In politics sometimes you bury the hatchet, with the principle of collective responsibility. You might disagree behind the scenes with someone or a policy but in public defend the party or Government. What was refreshing about the joint statement that Maajid Nawaz and Mo Shafiq (above) issued via the Liberal Democrats over the Jesus and Mo debate is that it called for the argument to continue, but in a civil discourse:
“We are both Liberals and support the principle of freedom of speech. But we also understand the importance of respect for others’ views and of moderation of language. In so far as this second principle of moderate language has been breached in the heat and passion of the current debate, we regret this and call for all those who have differing views to ensure that any debate which continues on this subject should use language and attitudes which conform to Liberal standards of respect and moderation.
“We now call on those on both sides of this argument to return to moderate debate, free of insult and threat and we do so because we believe this is in the interests of our Party, of the wider Muslim community in Britain and of the principles of peace to which Islam is committed.” [Source]
Maajid Nawaz (above) decided therefore to break his silence, having initially on twitter described his reasons for posting the Jesus and Mo t-shirt, with a Guardian article where he mentioned there is no Muslim hierarchy to impose homogeneity on all Muslims thorough out the world, “Unity in faith is theocracy; unity in politics is fascism.” He refereed to “Muslim conservatives” seeking to have him de selected by means of a petition.

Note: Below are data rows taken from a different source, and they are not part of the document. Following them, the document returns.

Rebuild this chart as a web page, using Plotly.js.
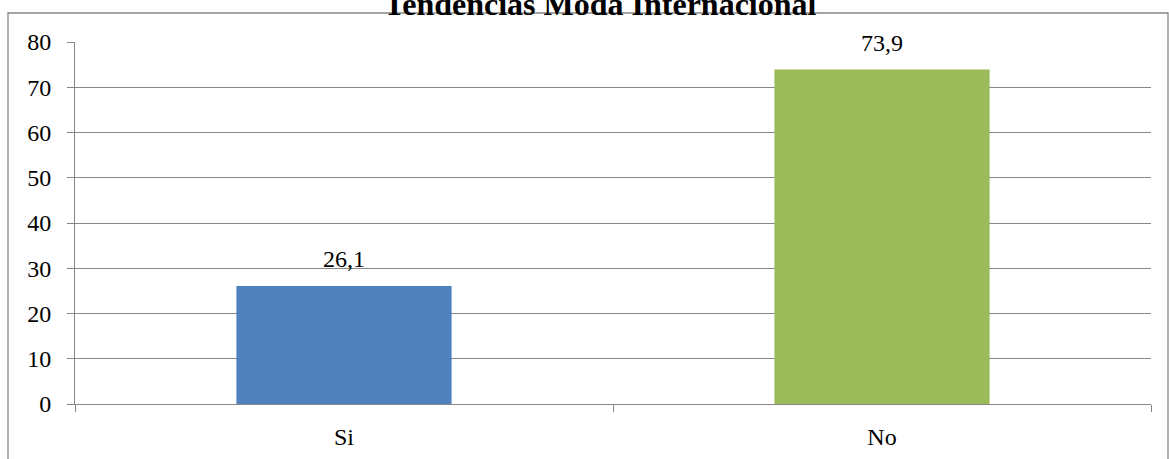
<!DOCTYPE html>
<html>
<head>
<meta charset="utf-8">
<script src="https://cdn.plot.ly/plotly-3.0.1.min.js"></script>
<style>html,body{margin:0;padding:0;background:#fff;}#chart{width:1169px;height:459px;}</style>
</head>
<body>
<div id="chart"></div>
<script>
const chartTitle = "Tendencias Moda Internacional";
const categories = ["Si", "No"];
const values = [26.1, 73.9];
const barColors = ["#4F81BD", "#9BBB59"];
const yTicks = [0, 10, 20, 30, 40, 50, 60, 70, 80];

const fontFamily = "'Times New Roman', 'Liberation Serif', serif";
const gridColor = "#868686";

const trace = {
  type: "bar",
  x: categories,
  y: values,
  width: 0.4,
  marker: {color: barColors},
  hoverinfo: "none"
};

const annotations = categories.map((c, i) => ({
  x: c, y: values[i], xref: "x", yref: "y",
  text: values[i].toFixed(1).replace(".", ","),
  showarrow: false, yanchor: "bottom", yshift: 12,
  font: {family: fontFamily, size: 24, color: "#000"}
}));

const layout = {
  width: 1169, height: 459,
  margin: {l: 75, r: 18, t: 42, b: 55},
  paper_bgcolor: "#fff", plot_bgcolor: "#fff",
  showlegend: false,
  title: {
    text: "<b>" + chartTitle + "</b>",
    font: {family: fontFamily, size: 32, color: "#000"},
    xref: "paper", x: 0.488, xanchor: "center",
    yref: "container", y: 0.992, yanchor: "middle"
  },
  font: {family: fontFamily, color: "#000"},
  xaxis: {
    type: "category",
    showgrid: false,
    showline: true, linecolor: gridColor, linewidth: 1,
    ticks: "outside", tickson: "boundaries", ticklen: 7, tickcolor: gridColor, tickwidth: 1,
    tickfont: {family: fontFamily, size: 24, color: "#000"},
    ticklabelstandoff: 11,
    fixedrange: true
  },
  yaxis: {
    range: [0, 80],
    tickvals: yTicks,
    ticktext: yTicks.map(String),
    showgrid: true, gridcolor: gridColor, gridwidth: 1,
    zeroline: false,
    showline: true, linecolor: gridColor, linewidth: 1,
    ticks: "outside", ticklen: 7, tickcolor: gridColor, tickwidth: 1,
    tickfont: {family: fontFamily, size: 24, color: "#000"},
    ticklabelstandoff: 11,
    fixedrange: true
  },
  annotations: annotations,
  shapes: [{
    type: "rect", xref: "paper", yref: "paper",
    x0: (8 - 75) / 1076, x1: (1168 - 75) / 1076,
    y0: -0.5, y1: (404 - 13) / 362,
    line: {color: gridColor, width: 1.3},
    fillcolor: "rgba(0,0,0,0)", layer: "below"
  }]
};

Plotly.newPlot("chart", [trace], layout, {displayModeBar: false, staticPlot: true});
</script>
</body>
</html>
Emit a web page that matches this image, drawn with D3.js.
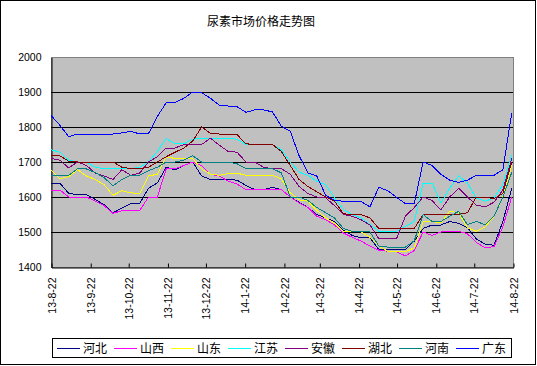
<!DOCTYPE html>
<html><head><meta charset="utf-8">
<script src="https://cdnjs.cloudflare.com/ajax/libs/d3/7.8.5/d3.min.js"></script>
<style>
html,body{margin:0;padding:0;background:#fff;}
svg{display:block;}
</style></head>
<body>
<svg id="chart" width="537" height="366"></svg>
<script>
const title = "尿素市场价格走势图";
const seriesNames = ["河北","山西","山东","江苏","安徽","湖北","河南","广东"];
const seriesColors = ["#000080","#FF00FF","#FFFF00","#00FFFF","#800080","#800000","#008080","#0000FF"];
const startDate = "2013-08-22";
const weekCount = 53;
const yTicks = [1400,1500,1600,1700,1800,1900,2000];

const hebei = [1640,1640,1610,1607,1607,1593,1578,1555,1568,1581,1581,
 1625,1640,1685,1678,1690,1700,1660,1650,1650,1650,
 1648,1633,1621,1621,1628,1621,1600,1585,1570,1550,
 1540,1530,1505,1490,1483,1483,1450,1450,1450,1450,
 1474,1510,1520,1520,1530,1525,1513,1480,1465,1462,1530,1625];
const shanxi = [1620,1620,1600,1600,1600,1588,1575,1553,1561,1561,1561,
 1600,1600,1680,1681,1690,1700,1690,1665,1660,1645,
 1637,1621,1621,1621,1621,1621,1600,1583,1570,1545,
 1535,1520,1497,1485,1474,1460,1448,1445,1443,1432,
 1447,1500,1490,1500,1502,1502,1495,1470,1455,1458,1515,1600];
const shandong = [1678,1652,1658,1678,1660,1650,1635,1605,1618,1612,1610,
 1660,1665,1715,1710,1710,1710,1680,1665,1662,1667,
 1668,1662,1662,1662,1662,1652,1612,1592,1588,1562,
 1540,1525,1502,1502,1500,1485,1460,1445,1443,1443,
 1455,1530,1530,1526,1559,1555,1512,1502,1515,1545,1600,1690];
const jiangsu = [1735,1728,1705,1700,1700,1685,1681,1681,1681,1681,1685,
 1700,1730,1767,1752,1752,1765,1768,1768,1768,1768,
 1765,1750,1750,1750,1750,1735,1700,1671,1662,1645,
 1635,1597,1564,1550,1540,1521,1502,1502,1502,1516,
 1530,1640,1640,1583,1625,1660,1640,1597,1588,1597,1635,1720];
const anhui = [1710,1705,1683,1700,1690,1668,1660,1650,1678,1662,1668,
 1700,1715,1740,1740,1750,1750,1750,1768,1748,1730,
 1728,1700,1700,1685,1681,1681,1665,1630,1610,1600,
 1598,1575,1550,1545,1535,1520,1481,1481,1481,1545,1570,
 1600,1590,1563,1600,1625,1600,1577,1572,1585,1620,1710];
const hubei = [1720,1718,1702,1700,1700,1700,1700,1700,1685,1681,1681,
 1685,1700,1715,1728,1740,1760,1800,1782,1780,1780,
 1778,1752,1750,1750,1750,1730,1690,1650,1630,1615,
 1600,1588,1552,1550,1550,1540,1510,1510,1510,1510,
 1510,1550,1550,1550,1550,1550,1555,1600,1600,1595,1610,1700];
const henan = [1662,1662,1662,1681,1680,1670,1655,1632,1650,1662,1662,
 1675,1685,1700,1700,1705,1718,1700,1700,1700,1700,
 1695,1681,1681,1681,1681,1669,1600,1600,1590,1570,
 1555,1540,1510,1502,1502,1500,1460,1457,1457,1457,
 1475,1550,1530,1530,1545,1559,1521,1530,1521,1545,1600,1670];
const guangdong = [1833,1805,1772,1780,1780,1780,1780,1780,1783,1788,1780,
 1781,1830,1869,1870,1882,1900,1898,1882,1862,1860,
 1858,1842,1849,1849,1843,1802,1788,1718,1669,1660,
 1605,1590,1588,1588,1587,1572,1628,1618,1599,1581,
 1581,1700,1690,1665,1648,1642,1648,1662,1662,1662,1678,1840];
const seriesValues = [hebei,shanxi,shandong,jiangsu,anhui,hubei,henan,guangdong];

const parse = d3.timeParse("%Y-%m-%d");
const d0 = parse(startDate);
const dates = d3.range(weekCount).map(i => d3.timeDay.offset(d0, i*7));
const axisEnd = parse("2014-08-22");

const svg = d3.select("#chart");
const L = 51, R = 513, T = 57, B = 267;

svg.append("rect").attr("x",0.5).attr("y",0.5).attr("width",535).attr("height",364)
  .attr("fill","#fff").attr("stroke","#000");

svg.append("text").attr("x",261).attr("y",26).attr("text-anchor","middle")
  .attr("font-family","'Noto Sans CJK SC', sans-serif").attr("font-size",12)
  .text(title);

const x = d3.scaleTime().domain([d0, axisEnd]).range([L, R]);
const y = d3.scaleLinear().domain([1400,2000]).range([B, T]);

svg.append("rect").attr("x",L+0.5).attr("y",T+0.5).attr("width",R-L).attr("height",B-T)
  .attr("fill","#C0C0C0").attr("stroke","#808080");

// gridlines
svg.append("g").selectAll("line").data(yTicks.filter(v=>v>1400 && v<2000)).join("line")
  .attr("x1",L).attr("x2",R).attr("y1",d=>Math.round(y(d))+0.5).attr("y2",d=>Math.round(y(d))+0.5)
  .attr("stroke","#000");

// y axis
const yAxis = d3.axisLeft(y).tickValues(yTicks).tickSize(0).tickPadding(10).tickFormat(d3.format("d"));
const gy = svg.append("g").attr("transform",`translate(${L+0.5},0.5)`).call(yAxis);
gy.select(".domain").attr("stroke","#000");
gy.selectAll("text").attr("font-family","'Liberation Sans', Arial, sans-serif").attr("font-size",10.5).attr("fill","#000");

// x axis
const monthTicks = d3.range(13).map(i => d3.timeMonth.offset(d0, i));
const fmt = d => d3.timeFormat("%y")(d) + "-" + (d.getMonth()+1) + "-" + d.getDate();
const xAxis = d3.axisBottom(x).tickValues(monthTicks).tickSize(-4).tickFormat(fmt).tickSizeOuter(0);
const gx = svg.append("g").attr("transform",`translate(0.5,${B+0.5})`).call(xAxis);
gx.select(".domain").attr("stroke","#000");
gx.selectAll(".tick line").attr("stroke","#000");
gx.selectAll("text")
  .attr("font-family","'Liberation Sans', Arial, sans-serif").attr("font-size",10.5).attr("fill","#000")
  .attr("text-anchor","end").attr("transform","translate(0,10) rotate(-90)")
  .attr("x",0).attr("y",0).attr("dy","0.35em");

// lines
const line = d3.line().x((d,i)=>x(dates[i])).y(d=>y(d));
svg.append("g").selectAll("path").data(seriesValues).join("path")
  .attr("d", d => line(d)).attr("fill","none")
  .attr("stroke",(d,i)=>seriesColors[i]).attr("stroke-width",1)
  .attr("shape-rendering","crispEdges");

// legend
svg.append("rect").attr("x",52.5).attr("y",338.5).attr("width",459).attr("height",19)
  .attr("fill","#fff").attr("stroke","#000");
const lg = svg.append("g").selectAll("g").data(seriesNames).join("g")
  .attr("transform",(d,i)=>`translate(${57+i*57},348)`);
lg.append("line").attr("x1",0).attr("x2",23).attr("y1",0.5).attr("y2",0.5)
  .attr("stroke",(d,i)=>seriesColors[i]);
lg.append("text").attr("x",26).attr("y",0).attr("dy","0.38em")
  .attr("font-family","'Noto Sans CJK SC', sans-serif").attr("font-size",12)
  .text(d=>d);
</script>
</body></html>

My intention was to demonstrate that Muslims are able to see things we don’t like, yet remain calm and pluralist, and to demonstrate that there are Muslims who care more about the thousands of deaths in Iraq, Pakistan and Syria than we do about what a student is wearing. My intention was to highlight that Muslims can engage in politics without insisting that our own religious values must trump all others’ concerns, and to stand before the mob so that other liberal Muslim voices that are seldom heard, women’s and men’s, could come to the fore. And many such Muslim voices have been heard this last week. [Guardian]
The article caused Mo Shafiq to withdraw his support from the joint statement.
Maybe Mo Shafiq saw in the article himself being criticised, perhaps everything Nawaz stands for religiously and politically is so at odds he does not appreciate being called out on it. He could well be a conservative Muslim – he answered Andrew O’Neils question about not being a liberal with the Liberal Democrats being a broad church.
We also cannot discount an inability to read the moderate, respectful piece for being exactly that – for remember Mo Shafiq claimed that Nawaz had in a Daily Mail article called for the veil to be banned. Something Nawaz stated in the article he was against (covered this here).
Mo Shafiq perhaps hoped that Nawaz would either change his position or at least keep his head down. Instead he came out without recourse to apology or regret because there is a principled liberal stand that Nawaz is making.
Stating that no one gets to judge my faith but my God I believe in, that by my faith I am not answerable to any man for the conscience of my beliefs. That my liberties are by natural law sacrosanct and indisputable, and by threats or intimidation to make me renounce my faith or belief is to break such a covenant that is between me and my God. I will speak as moved by this.
I can understand that passion – it is how I feel about humanism, if you replace faith with non faith and replace God with conscience in the above paragraph. Secularism is better than theocracy because it recognises no state, church or clergy have a hold over a citizen in matters of religion. Democracy that the laws of the land reflect the will of the people rather than the interpretation of religion by a theocratic hierarchy.
Shafiq feels that passion too. The problem is that rather than accepting pluralism and secularism he is insisting that other Muslims feel the same way, and that those that do not adhere to their view may still never ever under any circumstances show an image of The Prophet. Sorry, but this debate is about allowing you the right to be offended by what does not incite violence or hatred.
A cartoon saying “How you doin’ ” does not full into that category. So be offended. Tell us why you are offended. But do not impose your religious views on us who want to see the supposed controversy, or do not feel offended. Free of malice, free of intimidation, regarding a drawn image.
Regrettably Channel 4 News decided to not make that stand, but instead presented this version of the cartoon.
This reminded me of when television news used to say “for those that do not want to know the result look away now” when just about to display the football scores.
Just a thought here.
“For viewers whose God would be displeased at them viewing an image of His Prophet, which may distress you as he asks “How ya doin’, please look away now or forever hold your peace.”
Personally that is why I do not watch certain comedians. I know they will offend me. So I never watch them. It is is called freedom of choice.
The outcry looks set to continue. Theologian Usama Hasan, of the Quilliam Foundation Maajid helped found, being protested today as he attends a Plymouth University event by the Islamic Society event because he has not publicly criticised Nawaz, the saga will continue to run in the country.
Just remember that Mo Shafiq has withdrawn from the joint statement having previously made erroneous claims against both Nawaza and the Jesus and Mo cartoons. Having called Quilliam by a blasphemous term which carries the death penalty in Pakistan. He has now ripped up a statement to have a civil, mature debate.
The toys are well and truly going to be out of the pram once again I fear.